By Shira Ovide
There will be stories of palace intrigue involving Jony Ive, the Apple Inc. design chief who announced Thursday that he is planning to exit the company after more than a quarter of a century. This is a simpler tale: It was time. Apart from Steve Jobs, the co-founder and former chief executive officer, perhaps no person is more identified with Apple’s rise from the cusp of bankruptcy 22 years ago to one of the most admired and successful companies in the world. Ive’s place in technology’s history is assured. He helped make computers more fun, helped put millions of songs in everyone’s pocket and helped change how people interact with technology thanks to the iPhone.
But it was time. It’s time for Ive, who had been less publicly visible and perhaps less involved as well, to move on. It’s also time for Apple and the rest of the technology sector to move past the cult of the designer that Ive represented. The future of Apple and the technology industry will be shaped by software and other technologies that don’t have to look beautiful as Ive’s designs do. The future is computing woven into anything, and it’s not intended to be noticed or adored. It’s software and internet-connected sensors that can warn a factory owner about a balky production line long before it breaks down. It’s technology that can teach someone a new language more quickly by analyzing the mistakes of millions of other language learners. It’s the ability for a computer to pilot a car with human-like decision-making.

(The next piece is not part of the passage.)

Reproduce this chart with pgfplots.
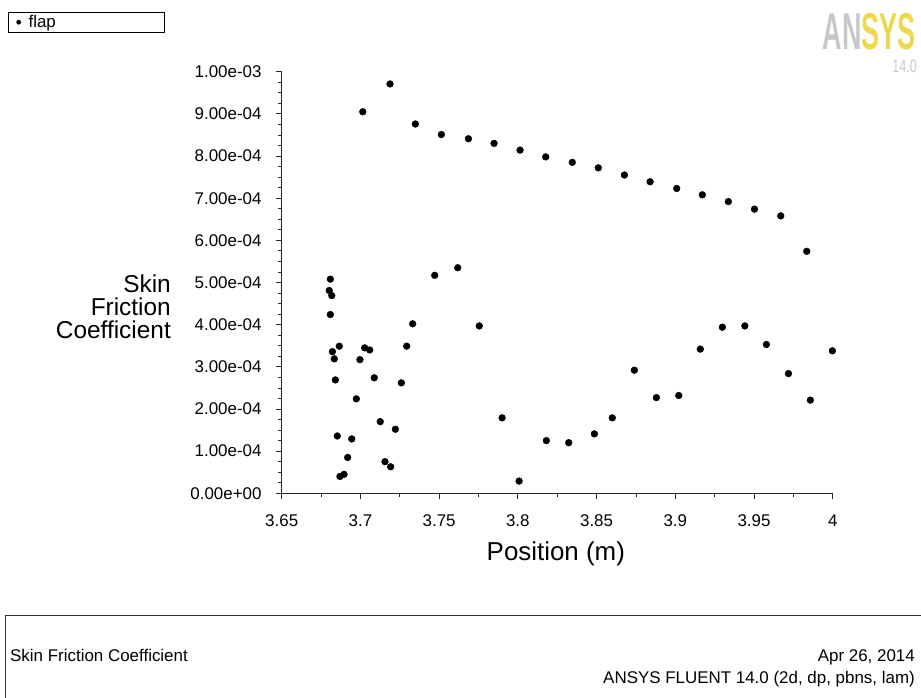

Ive was in recent years in charge of Apple’s software design as well as hardware, but software wasn’t his passion. Ive, an industrial designer, grew famous for obsessing over every smartphone curve and the precise dimensions of a desk chair. People with impeccable instincts for what is tasteful and good in physical things will still matter in the future of technology infused into everything, but they will be less supreme. They are less worthy of cult-like adoration. The future belongs to the nerds. That makes Ive’s departure as an Apple employee an important milestone for the company and the industry, but not a consequential one. Everything right with Apple is still right. Everything wrong is still wrong.
For the foreseeable future, Apple remains the iPhone company. For all that changed at Apple since Tim Cook took over as CEO for Jobs in 2011, it remains Steve and Jony and Tim’s iPhone company. That’s both a blessing and a curse. Few companies have changed everything with a single product. The iPhone did that, and it made Apple, founded in 1976, rich and blessed with the resources to try to stay relevant for at least another 43 years.
Apple may still be the iPhone company, but this is less and less an iPhone world. Globally, smartphone sales have stopped growing. That’s what has changed most profoundly from prior rocky patches, notably around 2013. Apple relies on a product for which demand isn’t growing, and nothing else can possibly come close to filling that hole. Pockets of smartphone promise such as India, Nigeria and Vietnam are places where Apple has limited presence and little hope. Technology now is truly global, and Apple remains profoundly parochial.
Citing the more than half of Apple’s revenue that comes directly from iPhone sales underplays Apple’s dependence on that singular smartphone with Ive’s handiwork. The iPhone is the sun around which Apple’s current and near-future products orbit. People are far less likely to buy Apple’s wireless headphones, Apple’s streaming video subscriptions or iPhone apps if they don’t own iPhones. Apple is leaning now on these non-iPhone products for growth, but it won’t change that. The “resource curse” is the shorthand for oil-rich countries that grow dependent on fossil-fuel revenue and see their development suffer. That’s Apple.
But the future cannot be Steve and Jony and Tim’s iPhone company. To thrive, Apple needs to change its identity in ways that don’t come naturally. Apple is far from a leader in emerging areas such as driverless cars, cloud computing and artificial intelligence. Can the company that brought you iTunes – a software so maligned and clunky that even an Apple executive made fun of it at a recent conference – really bring the world vehicles without drivers?
Apple deserves kudos for carefully stage-managing the exit of Ive. When he leaves later this year, the company said Ive will head his own design firm that will have Apple as a client. Presumably sometime down the road, Ive will hang up his (very tasteful) hat for good. It’s a big moment. It also a long belated signpost of how much Apple’s hardware-obsessive heritage is becoming a relic.